Leaving out every picture, copy the lines of the data exactly, from the first through the line containing "(reads) at (1053,210)".

───

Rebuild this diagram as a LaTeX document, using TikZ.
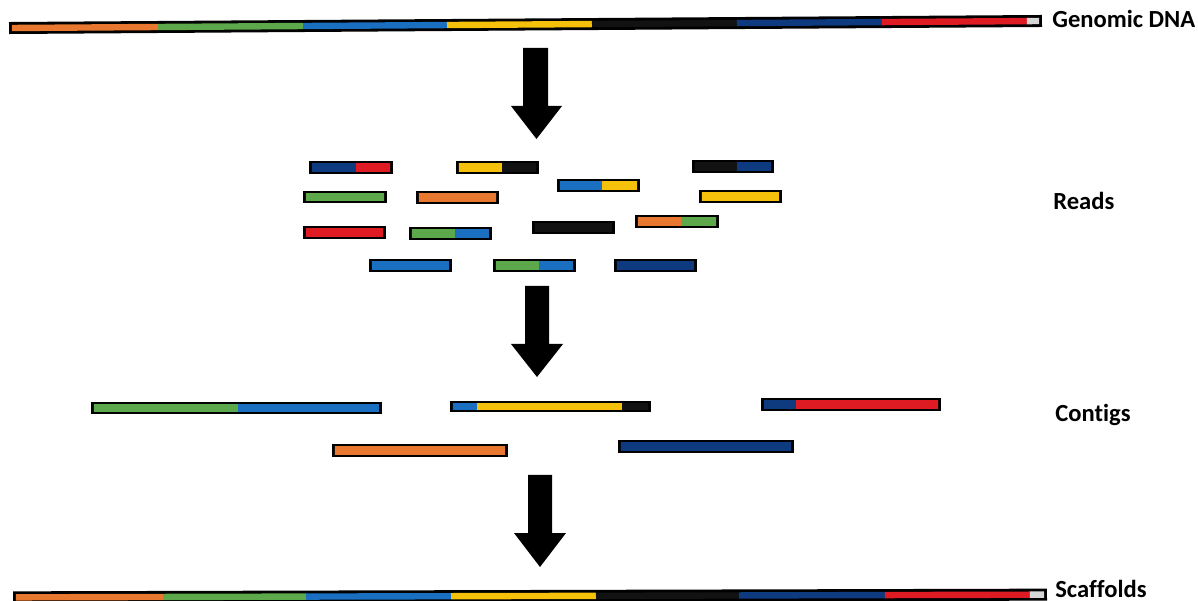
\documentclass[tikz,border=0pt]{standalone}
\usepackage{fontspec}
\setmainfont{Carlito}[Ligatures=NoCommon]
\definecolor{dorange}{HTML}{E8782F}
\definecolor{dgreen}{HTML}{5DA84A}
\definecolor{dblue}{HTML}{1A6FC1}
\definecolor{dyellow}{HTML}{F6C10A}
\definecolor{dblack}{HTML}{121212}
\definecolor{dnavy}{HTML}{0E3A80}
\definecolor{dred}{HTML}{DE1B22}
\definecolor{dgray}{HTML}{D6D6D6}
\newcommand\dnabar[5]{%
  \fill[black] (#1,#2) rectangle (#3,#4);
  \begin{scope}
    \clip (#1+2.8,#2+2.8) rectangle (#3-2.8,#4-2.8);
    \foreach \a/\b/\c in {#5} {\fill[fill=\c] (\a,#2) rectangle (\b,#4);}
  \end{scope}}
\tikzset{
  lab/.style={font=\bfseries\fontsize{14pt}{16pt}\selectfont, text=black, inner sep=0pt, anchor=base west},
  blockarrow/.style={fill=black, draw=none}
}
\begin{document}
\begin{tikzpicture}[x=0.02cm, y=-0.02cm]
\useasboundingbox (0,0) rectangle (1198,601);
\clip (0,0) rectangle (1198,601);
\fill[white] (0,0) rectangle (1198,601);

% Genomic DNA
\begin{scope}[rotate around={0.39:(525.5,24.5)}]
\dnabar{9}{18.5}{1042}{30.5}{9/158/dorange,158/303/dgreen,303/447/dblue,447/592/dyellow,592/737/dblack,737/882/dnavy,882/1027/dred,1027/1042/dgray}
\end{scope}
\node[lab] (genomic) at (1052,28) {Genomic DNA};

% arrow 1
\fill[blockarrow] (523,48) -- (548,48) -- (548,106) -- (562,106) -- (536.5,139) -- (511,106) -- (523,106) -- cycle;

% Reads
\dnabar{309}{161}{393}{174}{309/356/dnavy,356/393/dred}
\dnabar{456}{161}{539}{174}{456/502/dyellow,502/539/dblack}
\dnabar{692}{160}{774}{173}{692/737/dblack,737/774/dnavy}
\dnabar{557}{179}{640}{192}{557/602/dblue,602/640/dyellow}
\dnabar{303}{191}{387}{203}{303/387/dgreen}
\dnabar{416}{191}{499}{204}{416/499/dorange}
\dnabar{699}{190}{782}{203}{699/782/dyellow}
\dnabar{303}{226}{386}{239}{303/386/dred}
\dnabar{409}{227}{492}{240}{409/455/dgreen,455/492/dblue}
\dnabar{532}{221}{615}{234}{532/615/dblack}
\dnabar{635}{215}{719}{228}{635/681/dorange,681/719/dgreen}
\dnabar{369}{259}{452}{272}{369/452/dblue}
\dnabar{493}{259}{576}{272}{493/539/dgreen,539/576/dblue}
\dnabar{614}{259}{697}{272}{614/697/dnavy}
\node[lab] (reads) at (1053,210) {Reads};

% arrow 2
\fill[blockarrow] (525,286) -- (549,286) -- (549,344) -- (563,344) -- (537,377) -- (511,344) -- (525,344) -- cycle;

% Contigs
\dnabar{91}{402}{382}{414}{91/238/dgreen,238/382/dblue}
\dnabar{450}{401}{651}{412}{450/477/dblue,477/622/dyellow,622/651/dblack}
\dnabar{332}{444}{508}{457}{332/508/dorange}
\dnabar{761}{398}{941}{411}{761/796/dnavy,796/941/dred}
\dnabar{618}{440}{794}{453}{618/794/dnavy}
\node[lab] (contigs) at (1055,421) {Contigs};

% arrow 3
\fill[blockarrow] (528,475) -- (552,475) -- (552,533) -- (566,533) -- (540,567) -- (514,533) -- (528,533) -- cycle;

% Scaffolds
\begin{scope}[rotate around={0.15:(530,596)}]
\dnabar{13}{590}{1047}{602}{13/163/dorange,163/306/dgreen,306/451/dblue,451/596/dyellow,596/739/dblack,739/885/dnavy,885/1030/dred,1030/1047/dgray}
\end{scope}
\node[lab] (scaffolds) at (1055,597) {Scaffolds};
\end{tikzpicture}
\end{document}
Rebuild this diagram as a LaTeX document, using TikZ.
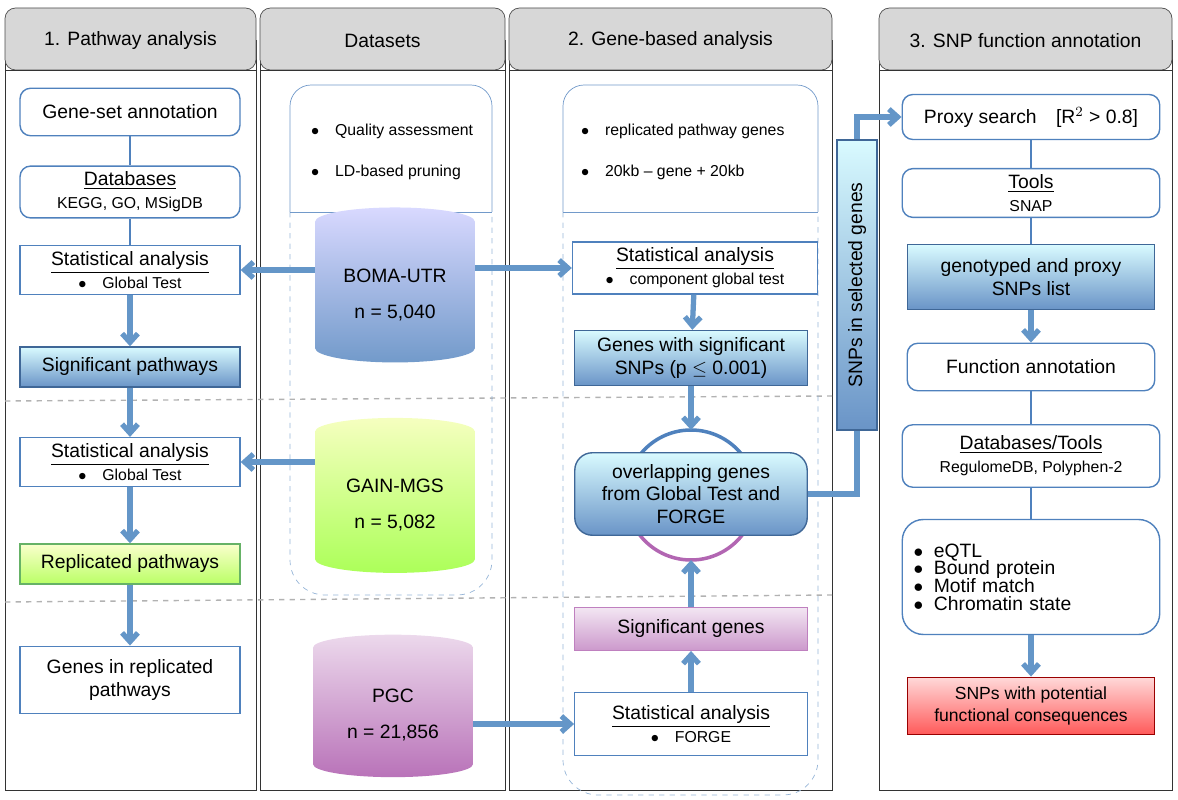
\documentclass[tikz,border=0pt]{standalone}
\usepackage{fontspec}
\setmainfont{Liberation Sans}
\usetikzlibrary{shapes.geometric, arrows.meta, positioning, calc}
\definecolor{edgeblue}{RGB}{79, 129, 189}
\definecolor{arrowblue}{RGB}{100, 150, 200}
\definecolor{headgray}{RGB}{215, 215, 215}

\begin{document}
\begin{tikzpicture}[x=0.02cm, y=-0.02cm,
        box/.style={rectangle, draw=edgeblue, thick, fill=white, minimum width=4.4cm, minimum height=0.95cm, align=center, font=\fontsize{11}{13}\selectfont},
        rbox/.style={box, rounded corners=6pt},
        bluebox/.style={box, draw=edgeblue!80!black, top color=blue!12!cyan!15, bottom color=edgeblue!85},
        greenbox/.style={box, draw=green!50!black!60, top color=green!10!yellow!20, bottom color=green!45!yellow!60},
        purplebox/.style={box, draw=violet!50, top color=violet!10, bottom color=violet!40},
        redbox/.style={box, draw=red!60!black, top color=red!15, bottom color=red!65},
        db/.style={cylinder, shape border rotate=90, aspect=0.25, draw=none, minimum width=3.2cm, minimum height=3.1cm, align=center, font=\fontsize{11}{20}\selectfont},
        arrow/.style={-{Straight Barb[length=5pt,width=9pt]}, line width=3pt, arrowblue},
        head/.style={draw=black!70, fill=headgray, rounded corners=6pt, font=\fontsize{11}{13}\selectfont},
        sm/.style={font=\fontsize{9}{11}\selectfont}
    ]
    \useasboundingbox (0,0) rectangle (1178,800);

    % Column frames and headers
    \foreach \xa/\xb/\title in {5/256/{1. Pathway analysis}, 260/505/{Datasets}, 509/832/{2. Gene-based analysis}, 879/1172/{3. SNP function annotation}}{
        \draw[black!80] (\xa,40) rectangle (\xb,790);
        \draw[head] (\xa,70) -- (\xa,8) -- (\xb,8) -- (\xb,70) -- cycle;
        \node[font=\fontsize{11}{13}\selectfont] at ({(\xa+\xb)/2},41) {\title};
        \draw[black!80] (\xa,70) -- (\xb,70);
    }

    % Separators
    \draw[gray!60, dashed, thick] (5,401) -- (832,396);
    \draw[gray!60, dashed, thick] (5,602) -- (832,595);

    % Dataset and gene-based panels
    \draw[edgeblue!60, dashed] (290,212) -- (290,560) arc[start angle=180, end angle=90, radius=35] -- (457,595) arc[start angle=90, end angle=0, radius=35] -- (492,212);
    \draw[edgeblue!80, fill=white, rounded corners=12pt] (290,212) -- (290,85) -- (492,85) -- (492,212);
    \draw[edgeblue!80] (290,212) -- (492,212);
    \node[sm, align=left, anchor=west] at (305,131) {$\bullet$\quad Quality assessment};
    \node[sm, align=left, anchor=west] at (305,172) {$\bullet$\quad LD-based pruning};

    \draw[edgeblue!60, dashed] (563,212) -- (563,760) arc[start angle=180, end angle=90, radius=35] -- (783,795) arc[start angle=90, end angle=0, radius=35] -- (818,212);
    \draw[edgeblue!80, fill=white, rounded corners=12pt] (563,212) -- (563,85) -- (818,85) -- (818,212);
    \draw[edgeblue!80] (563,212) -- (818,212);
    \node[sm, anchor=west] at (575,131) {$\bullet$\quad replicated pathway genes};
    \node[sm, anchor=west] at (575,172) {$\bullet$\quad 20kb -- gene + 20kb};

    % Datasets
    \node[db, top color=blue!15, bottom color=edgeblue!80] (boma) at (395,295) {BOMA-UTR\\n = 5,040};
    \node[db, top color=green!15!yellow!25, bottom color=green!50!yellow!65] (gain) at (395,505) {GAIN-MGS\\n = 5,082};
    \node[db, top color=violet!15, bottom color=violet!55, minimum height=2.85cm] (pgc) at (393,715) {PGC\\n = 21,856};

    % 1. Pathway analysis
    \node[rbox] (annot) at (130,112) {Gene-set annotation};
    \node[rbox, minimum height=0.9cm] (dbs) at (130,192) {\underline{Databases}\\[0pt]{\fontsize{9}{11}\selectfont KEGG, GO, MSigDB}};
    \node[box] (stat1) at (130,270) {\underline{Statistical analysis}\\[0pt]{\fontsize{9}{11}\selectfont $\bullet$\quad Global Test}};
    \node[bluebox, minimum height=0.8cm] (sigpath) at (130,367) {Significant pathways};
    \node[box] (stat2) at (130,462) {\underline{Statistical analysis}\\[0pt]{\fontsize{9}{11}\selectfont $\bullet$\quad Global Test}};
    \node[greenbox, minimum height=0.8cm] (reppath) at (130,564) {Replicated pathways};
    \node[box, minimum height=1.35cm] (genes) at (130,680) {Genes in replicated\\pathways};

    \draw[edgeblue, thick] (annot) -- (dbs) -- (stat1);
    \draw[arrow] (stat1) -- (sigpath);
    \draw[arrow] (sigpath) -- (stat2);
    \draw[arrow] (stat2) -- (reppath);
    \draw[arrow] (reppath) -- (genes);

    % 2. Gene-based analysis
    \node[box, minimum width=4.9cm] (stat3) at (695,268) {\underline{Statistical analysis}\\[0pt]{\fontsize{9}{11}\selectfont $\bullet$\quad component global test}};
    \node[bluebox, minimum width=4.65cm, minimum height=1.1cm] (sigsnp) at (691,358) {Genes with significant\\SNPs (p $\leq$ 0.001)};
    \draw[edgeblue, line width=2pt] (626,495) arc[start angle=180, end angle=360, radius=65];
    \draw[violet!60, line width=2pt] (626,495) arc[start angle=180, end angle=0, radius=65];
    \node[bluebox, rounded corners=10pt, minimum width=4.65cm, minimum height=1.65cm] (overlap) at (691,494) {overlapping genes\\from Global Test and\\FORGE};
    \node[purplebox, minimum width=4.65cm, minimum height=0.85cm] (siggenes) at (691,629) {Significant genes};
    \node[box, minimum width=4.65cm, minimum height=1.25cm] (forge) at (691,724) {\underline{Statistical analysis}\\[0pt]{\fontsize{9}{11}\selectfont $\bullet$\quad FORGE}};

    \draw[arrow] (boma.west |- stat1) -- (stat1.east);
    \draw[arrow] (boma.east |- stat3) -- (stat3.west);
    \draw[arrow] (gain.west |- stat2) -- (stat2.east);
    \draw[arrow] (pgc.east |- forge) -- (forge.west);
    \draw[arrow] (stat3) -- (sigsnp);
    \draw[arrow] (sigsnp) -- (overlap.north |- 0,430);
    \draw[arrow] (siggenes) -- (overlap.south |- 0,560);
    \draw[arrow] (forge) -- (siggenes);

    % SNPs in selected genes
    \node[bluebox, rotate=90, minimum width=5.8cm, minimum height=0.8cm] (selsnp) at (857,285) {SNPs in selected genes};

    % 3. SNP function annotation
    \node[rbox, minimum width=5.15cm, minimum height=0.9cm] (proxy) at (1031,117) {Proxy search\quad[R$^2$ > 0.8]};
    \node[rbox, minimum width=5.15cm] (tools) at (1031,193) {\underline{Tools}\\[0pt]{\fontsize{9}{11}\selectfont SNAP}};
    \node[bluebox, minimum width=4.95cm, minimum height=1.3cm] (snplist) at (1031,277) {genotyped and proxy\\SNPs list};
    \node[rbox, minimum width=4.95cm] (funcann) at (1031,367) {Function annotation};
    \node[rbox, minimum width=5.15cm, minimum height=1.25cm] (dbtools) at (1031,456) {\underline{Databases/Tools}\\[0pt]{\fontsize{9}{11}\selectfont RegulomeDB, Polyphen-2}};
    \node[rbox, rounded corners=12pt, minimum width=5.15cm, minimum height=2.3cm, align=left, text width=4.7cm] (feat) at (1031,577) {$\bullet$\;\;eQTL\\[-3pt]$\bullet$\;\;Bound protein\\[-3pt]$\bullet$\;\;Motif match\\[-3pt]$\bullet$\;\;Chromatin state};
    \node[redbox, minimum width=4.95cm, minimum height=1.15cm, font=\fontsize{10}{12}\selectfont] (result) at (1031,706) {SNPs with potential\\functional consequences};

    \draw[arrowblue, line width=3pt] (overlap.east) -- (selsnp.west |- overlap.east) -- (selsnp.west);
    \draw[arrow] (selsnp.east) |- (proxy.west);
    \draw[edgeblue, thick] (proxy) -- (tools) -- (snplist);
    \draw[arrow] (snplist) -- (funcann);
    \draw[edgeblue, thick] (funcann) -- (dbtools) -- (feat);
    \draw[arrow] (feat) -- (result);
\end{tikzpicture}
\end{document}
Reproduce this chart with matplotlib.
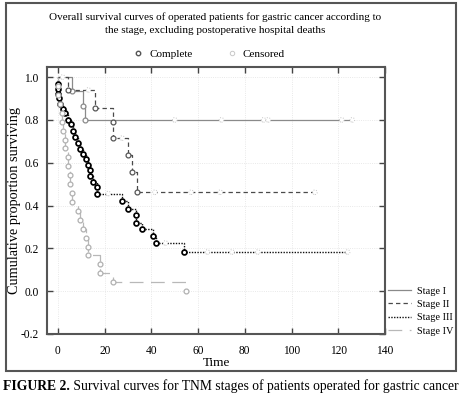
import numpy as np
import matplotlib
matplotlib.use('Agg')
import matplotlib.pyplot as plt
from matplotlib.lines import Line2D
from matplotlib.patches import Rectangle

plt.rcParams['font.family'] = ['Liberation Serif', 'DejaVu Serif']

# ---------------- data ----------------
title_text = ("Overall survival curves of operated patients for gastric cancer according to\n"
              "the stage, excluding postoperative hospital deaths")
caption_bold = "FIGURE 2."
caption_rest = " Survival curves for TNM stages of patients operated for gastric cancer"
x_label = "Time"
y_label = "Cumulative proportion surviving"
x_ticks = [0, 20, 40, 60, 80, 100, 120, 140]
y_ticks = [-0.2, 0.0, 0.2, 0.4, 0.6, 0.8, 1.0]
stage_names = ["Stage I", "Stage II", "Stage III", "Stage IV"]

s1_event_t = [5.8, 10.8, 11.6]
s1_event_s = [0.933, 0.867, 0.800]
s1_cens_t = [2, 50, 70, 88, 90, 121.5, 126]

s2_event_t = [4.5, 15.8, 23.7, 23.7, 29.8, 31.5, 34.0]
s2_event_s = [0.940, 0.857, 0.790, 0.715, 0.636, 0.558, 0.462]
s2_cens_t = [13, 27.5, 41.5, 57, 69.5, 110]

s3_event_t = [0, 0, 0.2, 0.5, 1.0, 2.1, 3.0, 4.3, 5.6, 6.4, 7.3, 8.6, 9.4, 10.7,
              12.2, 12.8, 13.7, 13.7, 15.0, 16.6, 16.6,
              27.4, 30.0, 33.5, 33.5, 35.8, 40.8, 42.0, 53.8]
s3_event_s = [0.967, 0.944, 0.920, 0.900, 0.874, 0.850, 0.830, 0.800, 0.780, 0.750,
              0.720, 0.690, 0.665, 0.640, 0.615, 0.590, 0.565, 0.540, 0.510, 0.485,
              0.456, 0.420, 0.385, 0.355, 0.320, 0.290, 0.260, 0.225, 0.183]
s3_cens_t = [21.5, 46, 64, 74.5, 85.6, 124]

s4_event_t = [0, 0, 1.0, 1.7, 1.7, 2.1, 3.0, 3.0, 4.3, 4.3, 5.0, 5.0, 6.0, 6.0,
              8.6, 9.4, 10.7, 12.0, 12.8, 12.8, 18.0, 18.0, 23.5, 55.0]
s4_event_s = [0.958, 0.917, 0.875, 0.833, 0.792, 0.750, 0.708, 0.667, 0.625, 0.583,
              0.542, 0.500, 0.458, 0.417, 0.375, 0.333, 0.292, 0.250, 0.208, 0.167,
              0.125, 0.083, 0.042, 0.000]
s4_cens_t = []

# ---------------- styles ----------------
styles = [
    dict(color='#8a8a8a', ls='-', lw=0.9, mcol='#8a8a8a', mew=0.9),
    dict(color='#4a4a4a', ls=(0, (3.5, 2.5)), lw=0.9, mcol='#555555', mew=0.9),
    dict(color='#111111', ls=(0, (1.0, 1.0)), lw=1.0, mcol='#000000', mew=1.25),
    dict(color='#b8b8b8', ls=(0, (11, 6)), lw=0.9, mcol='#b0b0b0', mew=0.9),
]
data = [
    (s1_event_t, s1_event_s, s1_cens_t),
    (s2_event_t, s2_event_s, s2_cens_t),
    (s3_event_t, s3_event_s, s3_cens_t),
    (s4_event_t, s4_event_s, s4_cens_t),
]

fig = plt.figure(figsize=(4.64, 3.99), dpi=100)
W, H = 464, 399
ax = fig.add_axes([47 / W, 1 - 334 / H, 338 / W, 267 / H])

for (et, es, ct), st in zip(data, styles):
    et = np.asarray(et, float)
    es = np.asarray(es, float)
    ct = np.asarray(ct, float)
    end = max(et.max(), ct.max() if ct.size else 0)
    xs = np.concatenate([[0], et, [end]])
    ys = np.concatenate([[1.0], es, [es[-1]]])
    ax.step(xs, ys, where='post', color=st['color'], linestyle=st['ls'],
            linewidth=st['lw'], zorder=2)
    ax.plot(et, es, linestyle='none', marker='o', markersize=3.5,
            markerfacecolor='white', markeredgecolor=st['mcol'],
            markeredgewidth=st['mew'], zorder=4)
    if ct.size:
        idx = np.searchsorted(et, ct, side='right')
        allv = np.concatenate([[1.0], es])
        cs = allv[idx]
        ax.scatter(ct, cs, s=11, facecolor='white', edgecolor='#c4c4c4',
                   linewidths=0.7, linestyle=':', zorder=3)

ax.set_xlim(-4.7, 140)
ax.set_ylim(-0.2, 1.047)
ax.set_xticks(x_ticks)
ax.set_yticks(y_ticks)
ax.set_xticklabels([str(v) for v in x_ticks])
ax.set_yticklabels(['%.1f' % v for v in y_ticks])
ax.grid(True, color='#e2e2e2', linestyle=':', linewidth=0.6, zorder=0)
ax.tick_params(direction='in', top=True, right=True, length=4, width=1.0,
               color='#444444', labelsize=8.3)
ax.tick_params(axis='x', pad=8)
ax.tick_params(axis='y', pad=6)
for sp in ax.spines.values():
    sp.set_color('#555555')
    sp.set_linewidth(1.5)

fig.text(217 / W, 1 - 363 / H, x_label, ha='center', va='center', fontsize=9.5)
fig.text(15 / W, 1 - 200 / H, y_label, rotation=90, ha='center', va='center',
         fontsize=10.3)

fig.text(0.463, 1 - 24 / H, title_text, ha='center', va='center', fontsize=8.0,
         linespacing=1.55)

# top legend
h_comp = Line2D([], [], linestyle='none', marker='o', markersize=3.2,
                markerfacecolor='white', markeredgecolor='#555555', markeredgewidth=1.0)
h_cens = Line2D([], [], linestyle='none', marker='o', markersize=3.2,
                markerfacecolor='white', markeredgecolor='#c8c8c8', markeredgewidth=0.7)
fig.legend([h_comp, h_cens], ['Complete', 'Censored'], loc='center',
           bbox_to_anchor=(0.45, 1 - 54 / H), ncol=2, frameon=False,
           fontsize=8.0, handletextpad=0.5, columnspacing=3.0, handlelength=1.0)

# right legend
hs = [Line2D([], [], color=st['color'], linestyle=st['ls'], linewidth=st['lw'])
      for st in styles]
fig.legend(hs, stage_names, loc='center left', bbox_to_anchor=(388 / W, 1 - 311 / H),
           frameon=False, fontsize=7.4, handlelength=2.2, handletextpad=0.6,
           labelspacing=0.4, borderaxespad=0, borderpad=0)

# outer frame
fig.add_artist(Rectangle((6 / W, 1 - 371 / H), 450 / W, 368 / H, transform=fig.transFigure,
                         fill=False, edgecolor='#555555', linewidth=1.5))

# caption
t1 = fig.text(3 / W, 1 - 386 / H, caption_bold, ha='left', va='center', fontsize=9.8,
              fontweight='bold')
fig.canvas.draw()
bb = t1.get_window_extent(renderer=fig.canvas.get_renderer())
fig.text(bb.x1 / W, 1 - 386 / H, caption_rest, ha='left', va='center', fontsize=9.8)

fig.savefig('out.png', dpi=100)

───

▶ _REPLY TO THE EXERCISE_
Rebuild this diagram as a LaTeX document, using TikZ.
\documentclass[tikz,border=0pt]{standalone}
\usepackage{fontspec}
\setmainfont{Carlito}[Ligatures=NoCommon]
\definecolor{dorange}{HTML}{E8782F}
\definecolor{dgreen}{HTML}{5DA84A}
\definecolor{dblue}{HTML}{1A6FC1}
\definecolor{dyellow}{HTML}{F6C10A}
\definecolor{dblack}{HTML}{121212}
\definecolor{dnavy}{HTML}{0E3A80}
\definecolor{dred}{HTML}{DE1B22}
\definecolor{dgray}{HTML}{D6D6D6}
\newcommand\dnabar[5]{%
  \fill[black] (#1,#2) rectangle (#3,#4);
  \begin{scope}
    \clip (#1+2.8,#2+2.8) rectangle (#3-2.8,#4-2.8);
    \foreach \a/\b/\c in {#5} {\fill[fill=\c] (\a,#2) rectangle (\b,#4);}
  \end{scope}}
\tikzset{
  lab/.style={font=\bfseries\fontsize{14pt}{16pt}\selectfont, text=black, inner sep=0pt, anchor=base west},
  blockarrow/.style={fill=black, draw=none}
}
\begin{document}
\begin{tikzpicture}[x=0.02cm, y=-0.02cm]
\useasboundingbox (0,0) rectangle (1198,601);
\clip (0,0) rectangle (1198,601);
\fill[white] (0,0) rectangle (1198,601);

% Genomic DNA
\begin{scope}[rotate around={0.39:(525.5,24.5)}]
\dnabar{9}{18.5}{1042}{30.5}{9/158/dorange,158/303/dgreen,303/447/dblue,447/592/dyellow,592/737/dblack,737/882/dnavy,882/1027/dred,1027/1042/dgray}
\end{scope}
\node[lab] (genomic) at (1052,28) {Genomic DNA};

% arrow 1
\fill[blockarrow] (523,48) -- (548,48) -- (548,106) -- (562,106) -- (536.5,139) -- (511,106) -- (523,106) -- cycle;

% Reads
\dnabar{309}{161}{393}{174}{309/356/dnavy,356/393/dred}
\dnabar{456}{161}{539}{174}{456/502/dyellow,502/539/dblack}
\dnabar{692}{160}{774}{173}{692/737/dblack,737/774/dnavy}
\dnabar{557}{179}{640}{192}{557/602/dblue,602/640/dyellow}
\dnabar{303}{191}{387}{203}{303/387/dgreen}
\dnabar{416}{191}{499}{204}{416/499/dorange}
\dnabar{699}{190}{782}{203}{699/782/dyellow}
\dnabar{303}{226}{386}{239}{303/386/dred}
\dnabar{409}{227}{492}{240}{409/455/dgreen,455/492/dblue}
\dnabar{532}{221}{615}{234}{532/615/dblack}
\dnabar{635}{215}{719}{228}{635/681/dorange,681/719/dgreen}
\dnabar{369}{259}{452}{272}{369/452/dblue}
\dnabar{493}{259}{576}{272}{493/539/dgreen,539/576/dblue}
\dnabar{614}{259}{697}{272}{614/697/dnavy}
\node[lab] (reads) at (1053,210) {Reads};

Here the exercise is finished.